My final ‘triangle’ aimed to flush out some of the peculiarities of arts and culture governance, where a kind of dance by artistic and audience or social and financial imperatives needs to be achieved:

1. Vision – artistic or cultural, often driven by an individual or group vision or expression
2. Constituency – who is the organisation for, what is its role in that constituency (eg local or artistic) and how is it doing, what might it best achieve – the richness of this conversation often dictates success
3. Situation – artistic, social, financial, market – the richness of understanding around this can be crucial, and governance has a special role in this as partly outside of the organisation. (At one point I found myself suggesting ‘Boards as borders’ was a useful image – them being both in and out.)

Clait et al sum up one of the key things that can come out of this triangle when working well:

'In Type III governance, trustees and executives consider, debate, and commit to a dominant narrative, especially at moments of confusion and ambiguity.

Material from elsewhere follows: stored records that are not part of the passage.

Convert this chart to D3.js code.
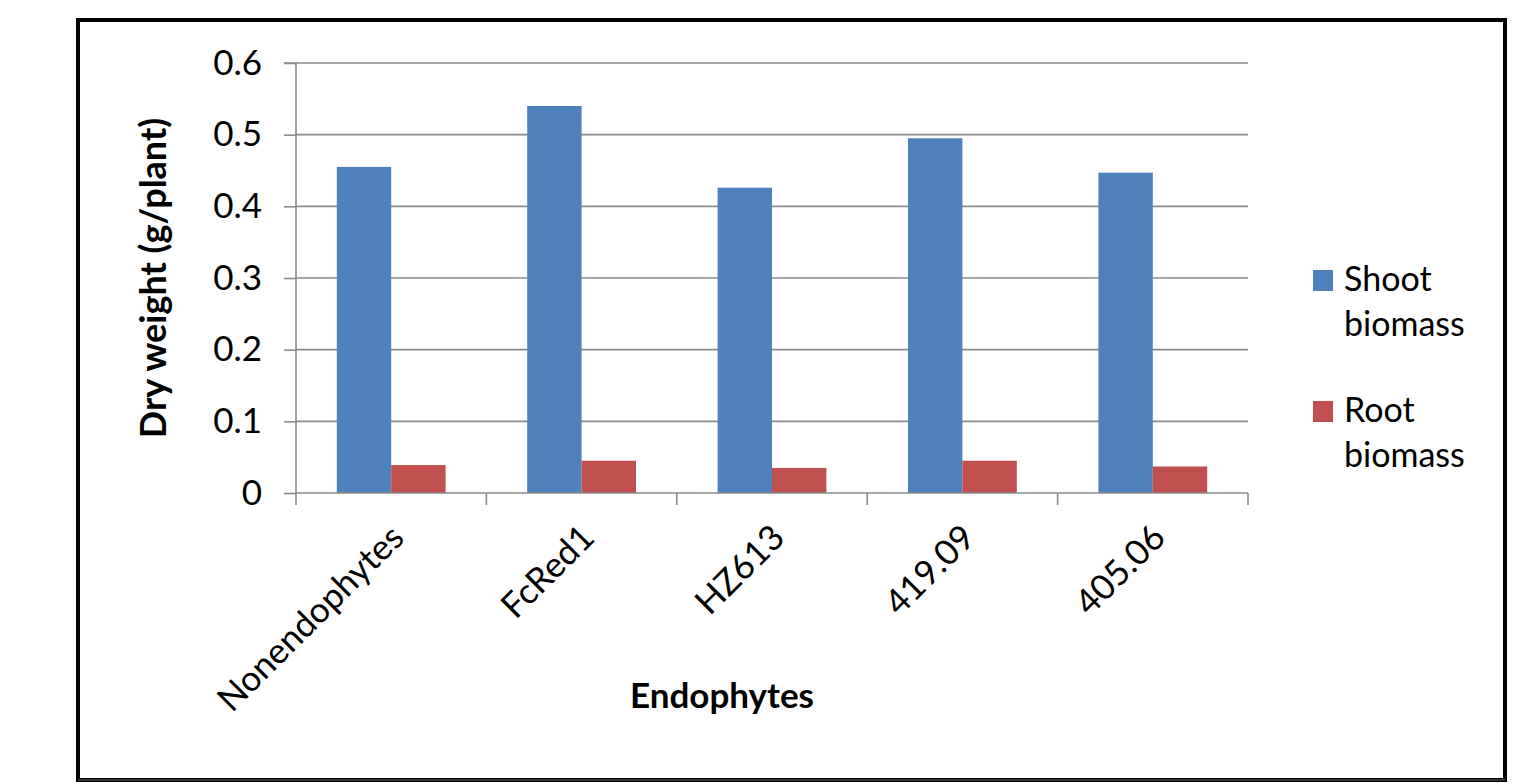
<!DOCTYPE html>
<html>
<head>
<meta charset="utf-8">
<script src="https://cdn.jsdelivr.net/npm/d3@7"></script>
<style>
  html, body { margin: 0; padding: 0; background: #fff; }
  svg { display: block; }
  text { font-family: Lato, "Open Sans", sans-serif; fill: #000; }
</style>
</head>
<body>
<svg id="chart" width="1532" height="783"></svg>
<script>
const categories = ["Nonendophytes", "FcRed1", "HZ613", "419.09", "405.06"];
const seriesNames = ["Shoot biomass", "Root biomass"];
const shootValues = [0.455, 0.540, 0.426, 0.495, 0.447];
const rootValues = [0.039, 0.045, 0.035, 0.045, 0.037];
const yTicks = [0, 0.1, 0.2, 0.3, 0.4, 0.5, 0.6];
const colors = ["#4F81BD", "#C0504D"];

const svg = d3.select("#chart");

// outer frame
svg.append("rect").attr("x", 78).attr("y", 20).attr("width", 1427).attr("height", 760)
  .attr("fill", "none").attr("stroke", "#000").attr("stroke-width", 4);
svg.append("line").attr("x1", 78).attr("x2", 1505).attr("y1", 780).attr("y2", 780)
  .attr("stroke", "#333").attr("stroke-width", 2);

const plot = { left: 296, right: 1248, top: 63, bottom: 493 };

const x0 = d3.scaleBand().domain(categories).range([plot.left, plot.right]).paddingInner(0).paddingOuter(0);
const x1 = d3.scaleBand().domain(seriesNames).range([0, x0.bandwidth()]).paddingInner(0).paddingOuter(0.75);
const y = d3.scaleLinear().domain([0, 0.6]).range([plot.bottom, plot.top]);

// gridlines
svg.append("g").selectAll("line").data(yTicks.filter(d => d > 0)).join("line")
  .attr("x1", plot.left).attr("x2", plot.right)
  .attr("y1", d => y(d)).attr("y2", d => y(d))
  .attr("stroke", "#8a8a8a").attr("stroke-width", 1.6);

// bars
const data = categories.map((c, i) => ({ cat: c, vals: [shootValues[i], rootValues[i]] }));
const groups = svg.append("g").selectAll("g").data(data).join("g")
  .attr("transform", d => `translate(${x0(d.cat)},0)`);
groups.selectAll("rect").data(d => d.vals.map((v, j) => ({ v, s: seriesNames[j], j }))).join("rect")
  .attr("x", d => x1(d.s)).attr("width", x1.bandwidth())
  .attr("y", d => y(d.v)).attr("height", d => y(0) - y(d.v))
  .attr("fill", d => colors[d.j]);

// y axis
const yAxis = d3.axisLeft(y).tickValues(yTicks).tickSize(12).tickPadding(22)
  .tickFormat(d => d === 0 ? "0" : d3.format(".1f")(d));
const yg = svg.append("g").attr("transform", `translate(${plot.left},0)`).call(yAxis);
yg.select(".domain").attr("stroke", "#8a8a8a").attr("stroke-width", 1.6).attr("d", `M-12,${plot.top}H0V${plot.bottom}`);
yg.selectAll(".tick line").attr("stroke", "#8a8a8a").attr("stroke-width", 1.6);
yg.selectAll(".tick text").attr("font-size", 35).attr("font-family", "Lato, sans-serif").attr("fill", "#000");

// x axis
const xAxis = d3.axisBottom(x0).tickSize(0).tickFormat("");
const xg = svg.append("g").attr("transform", `translate(0,${plot.bottom})`).call(xAxis);
xg.select(".domain").attr("stroke", "#8a8a8a").attr("stroke-width", 1.6)
  .attr("d", `M${plot.left},0H${plot.right}`);
const boundaries = categories.map(c => x0(c)).concat([plot.right]);
xg.selectAll(".bnd").data(boundaries).join("line").attr("class", "bnd")
  .attr("x1", d => d).attr("x2", d => d).attr("y1", 0).attr("y2", 12)
  .attr("stroke", "#8a8a8a").attr("stroke-width", 1.6);
xg.selectAll(".lbl").data(categories).join("text").attr("class", "lbl")
  .attr("transform", d => `translate(${x0(d) + x0.bandwidth() / 2 + 6},${38}) rotate(-45)`)
  .attr("text-anchor", "end").attr("dy", "0.35em")
  .attr("font-size", 35).text(d => d);

// axis titles
svg.append("text").attr("transform", `translate(166,${(plot.top + plot.bottom) / 2}) rotate(-90)`)
  .attr("text-anchor", "middle").attr("font-weight", "bold").attr("font-size", 36)
  .text("Dry weight (g/plant)");
svg.append("text").attr("x", 722).attr("y", 708)
  .attr("text-anchor", "middle").attr("font-weight", "bold").attr("font-size", 35)
  .text("Endophytes");

// legend
const legendItems = seriesNames.map((n, i) => ({ name: n, color: colors[i], top: [270, 401][i] }));
const lg = svg.append("g").selectAll("g").data(legendItems).join("g");
lg.append("rect").attr("x", 1313).attr("y", d => d.top).attr("width", 20).attr("height", 21)
  .attr("fill", d => d.color);
lg.append("text").attr("x", 1344).attr("y", d => d.top + 21).attr("font-size", 34)
  .selectAll("tspan").data(d => d.name.split(" ")).join("tspan")
  .attr("x", 1344).attr("dy", (d, i) => i === 0 ? 0 : 45).text(d => d);
</script>
</body>
</html>
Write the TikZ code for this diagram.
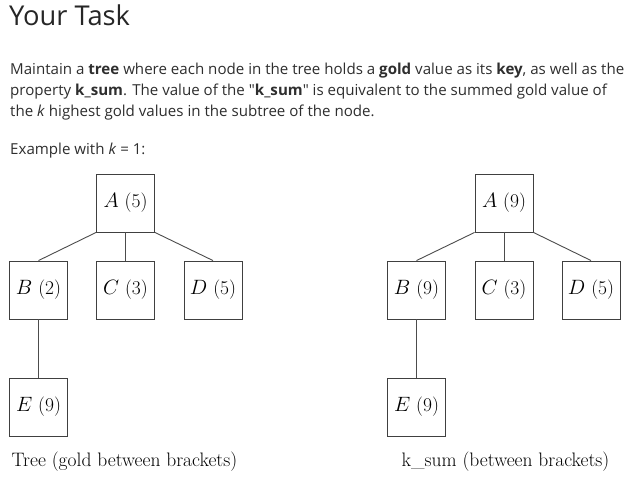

They create an organizational saga . . . a unified set of publicly expressed beliefs about the [organization] that (a) is rooted in history, (b) claims unique accomplishment, and (c) is held with sentiment.'

The group also did a bit of a brainstorm around metaphors or images for cultural leadership and cultural governance, which came up with two quite different lists. Images for cultural leadership tended to be more individual and more positive. (‘Bright light bulb that is sometimes off, and can become its own switch.’) Those for governance often implied a group activity, and were more ambivalent if not downright negative. (‘Assault course’, ‘A hot air balloon with lead weights’.)

A central theme for me, reflecting on the day as a whole, was the extent to which the collective, social act of governance relies on personal responsibility. If if every trustee agreed to work as they do at work, or if promotion/profit/whatever hung on their board work, and to make governance a space/process where everyone could do that, how much would governance improve?